══ Materials provided
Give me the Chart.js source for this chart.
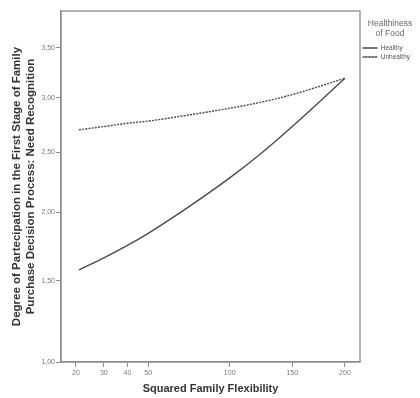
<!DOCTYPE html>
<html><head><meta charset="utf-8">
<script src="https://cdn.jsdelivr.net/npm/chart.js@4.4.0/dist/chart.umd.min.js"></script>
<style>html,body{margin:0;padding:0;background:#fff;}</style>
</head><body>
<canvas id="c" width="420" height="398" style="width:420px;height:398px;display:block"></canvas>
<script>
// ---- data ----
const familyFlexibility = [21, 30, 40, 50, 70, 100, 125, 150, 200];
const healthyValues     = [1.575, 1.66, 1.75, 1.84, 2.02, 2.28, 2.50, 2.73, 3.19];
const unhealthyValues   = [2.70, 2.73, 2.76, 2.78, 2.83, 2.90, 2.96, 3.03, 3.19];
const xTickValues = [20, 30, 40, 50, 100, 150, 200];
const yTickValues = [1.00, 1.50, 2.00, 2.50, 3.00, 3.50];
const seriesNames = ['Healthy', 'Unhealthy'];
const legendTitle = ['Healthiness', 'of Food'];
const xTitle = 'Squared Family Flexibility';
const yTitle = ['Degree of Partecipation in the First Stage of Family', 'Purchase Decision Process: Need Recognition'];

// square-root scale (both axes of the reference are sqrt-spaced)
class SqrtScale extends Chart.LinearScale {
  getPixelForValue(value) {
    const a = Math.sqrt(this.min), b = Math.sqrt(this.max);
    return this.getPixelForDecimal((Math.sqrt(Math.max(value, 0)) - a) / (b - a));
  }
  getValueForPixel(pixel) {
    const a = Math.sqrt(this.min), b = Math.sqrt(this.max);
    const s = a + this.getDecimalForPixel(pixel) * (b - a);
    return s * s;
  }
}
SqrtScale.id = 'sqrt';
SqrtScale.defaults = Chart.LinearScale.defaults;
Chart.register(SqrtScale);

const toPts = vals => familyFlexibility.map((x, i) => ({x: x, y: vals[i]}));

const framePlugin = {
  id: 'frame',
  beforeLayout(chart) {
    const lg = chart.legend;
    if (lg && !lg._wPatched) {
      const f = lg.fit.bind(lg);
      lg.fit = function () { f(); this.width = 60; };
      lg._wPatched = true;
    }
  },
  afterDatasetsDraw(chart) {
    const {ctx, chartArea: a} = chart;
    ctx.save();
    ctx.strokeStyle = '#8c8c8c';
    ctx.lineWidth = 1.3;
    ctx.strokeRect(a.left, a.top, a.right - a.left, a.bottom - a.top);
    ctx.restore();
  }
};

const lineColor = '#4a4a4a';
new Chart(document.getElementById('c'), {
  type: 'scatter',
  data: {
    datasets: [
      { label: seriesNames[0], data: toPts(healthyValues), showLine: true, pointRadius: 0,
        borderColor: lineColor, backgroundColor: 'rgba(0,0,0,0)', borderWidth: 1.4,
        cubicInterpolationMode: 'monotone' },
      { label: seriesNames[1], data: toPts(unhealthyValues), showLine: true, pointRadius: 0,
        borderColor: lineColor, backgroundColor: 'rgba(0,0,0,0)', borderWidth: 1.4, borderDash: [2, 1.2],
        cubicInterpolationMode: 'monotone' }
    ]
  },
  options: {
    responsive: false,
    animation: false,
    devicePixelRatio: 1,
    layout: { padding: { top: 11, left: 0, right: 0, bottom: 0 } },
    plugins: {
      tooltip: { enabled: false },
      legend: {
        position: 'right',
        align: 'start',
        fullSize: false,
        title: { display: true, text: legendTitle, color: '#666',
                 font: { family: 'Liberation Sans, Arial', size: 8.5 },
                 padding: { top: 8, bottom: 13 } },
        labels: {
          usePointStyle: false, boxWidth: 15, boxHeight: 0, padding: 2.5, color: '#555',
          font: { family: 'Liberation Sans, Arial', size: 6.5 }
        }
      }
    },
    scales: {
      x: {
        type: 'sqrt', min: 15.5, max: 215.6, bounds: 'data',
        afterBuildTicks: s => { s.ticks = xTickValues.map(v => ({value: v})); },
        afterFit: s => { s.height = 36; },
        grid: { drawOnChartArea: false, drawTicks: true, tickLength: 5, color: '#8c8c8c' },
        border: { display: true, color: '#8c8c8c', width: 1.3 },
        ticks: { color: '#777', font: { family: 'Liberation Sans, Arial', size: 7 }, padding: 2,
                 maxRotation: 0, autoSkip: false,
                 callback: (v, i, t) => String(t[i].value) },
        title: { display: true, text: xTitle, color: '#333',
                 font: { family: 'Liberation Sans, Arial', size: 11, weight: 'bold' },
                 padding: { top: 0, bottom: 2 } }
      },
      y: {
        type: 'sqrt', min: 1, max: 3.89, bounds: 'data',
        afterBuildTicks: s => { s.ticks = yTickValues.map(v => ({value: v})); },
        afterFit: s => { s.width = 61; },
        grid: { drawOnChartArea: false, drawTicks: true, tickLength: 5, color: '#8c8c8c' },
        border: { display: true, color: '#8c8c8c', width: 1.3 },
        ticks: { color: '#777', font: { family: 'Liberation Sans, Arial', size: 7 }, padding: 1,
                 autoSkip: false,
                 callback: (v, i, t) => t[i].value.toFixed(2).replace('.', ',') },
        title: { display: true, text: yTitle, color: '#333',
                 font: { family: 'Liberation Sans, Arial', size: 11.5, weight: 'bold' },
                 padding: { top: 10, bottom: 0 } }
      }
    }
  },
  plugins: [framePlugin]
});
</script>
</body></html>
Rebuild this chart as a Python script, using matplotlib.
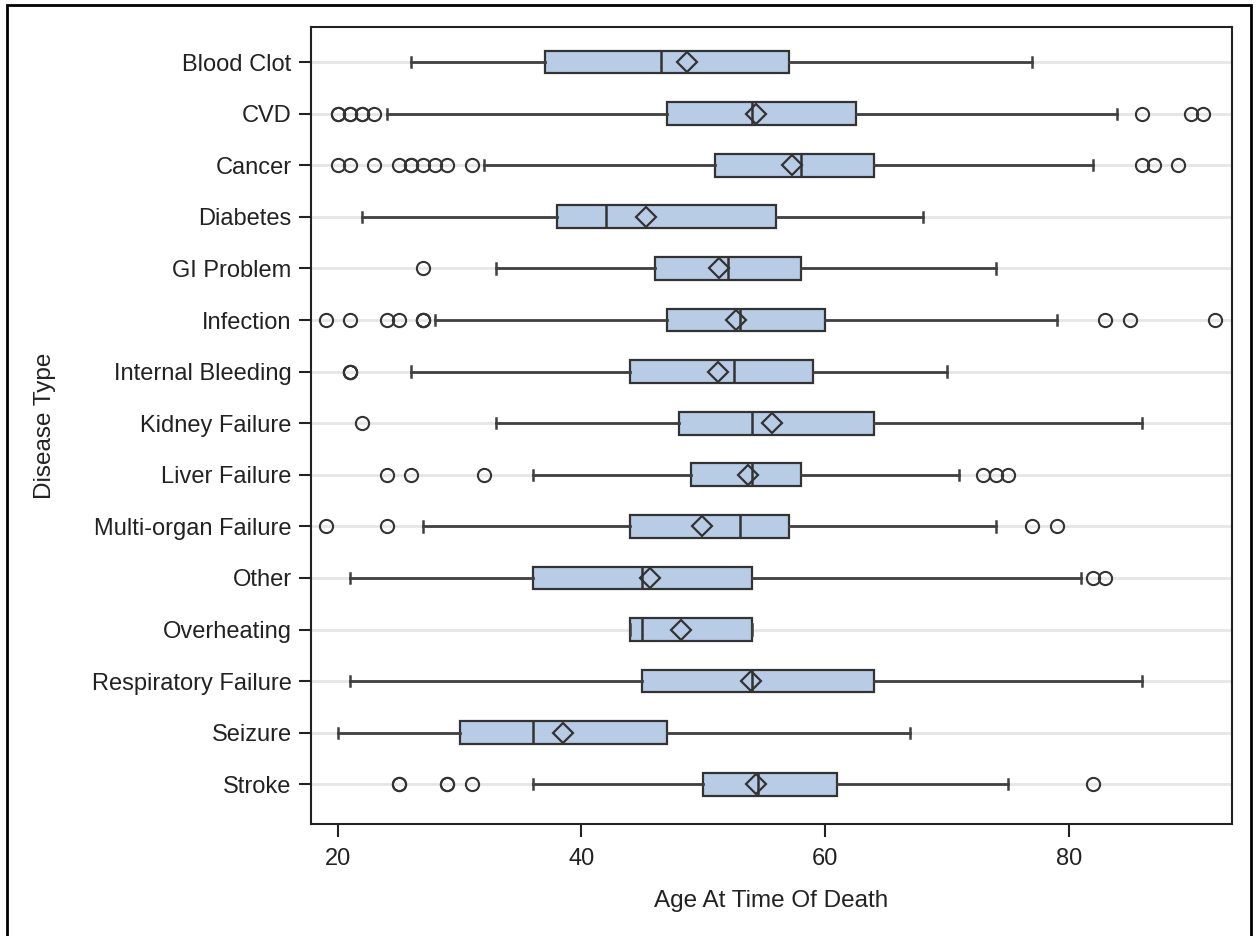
════
• **Given exercise**
Restate word for word every line from the top of the entries above to the line with "const yTitle = ['Degree", inclusive, and skip any pictures.

• **Task answer**
Give me the Chart.js source for this chart.
<!DOCTYPE html>
<html><head><meta charset="utf-8">
<script src="https://cdn.jsdelivr.net/npm/chart.js@4.4.0/dist/chart.umd.min.js"></script>
<style>html,body{margin:0;padding:0;background:#fff;}</style>
</head><body>
<canvas id="c" width="420" height="398" style="width:420px;height:398px;display:block"></canvas>
<script>
// ---- data ----
const familyFlexibility = [21, 30, 40, 50, 70, 100, 125, 150, 200];
const healthyValues     = [1.575, 1.66, 1.75, 1.84, 2.02, 2.28, 2.50, 2.73, 3.19];
const unhealthyValues   = [2.70, 2.73, 2.76, 2.78, 2.83, 2.90, 2.96, 3.03, 3.19];
const xTickValues = [20, 30, 40, 50, 100, 150, 200];
const yTickValues = [1.00, 1.50, 2.00, 2.50, 3.00, 3.50];
const seriesNames = ['Healthy', 'Unhealthy'];
const legendTitle = ['Healthiness', 'of Food'];
const xTitle = 'Squared Family Flexibility';
const yTitle = ['Degree of Partecipation in the First Stage of Family', 'Purchase Decision Process: Need Recognition'];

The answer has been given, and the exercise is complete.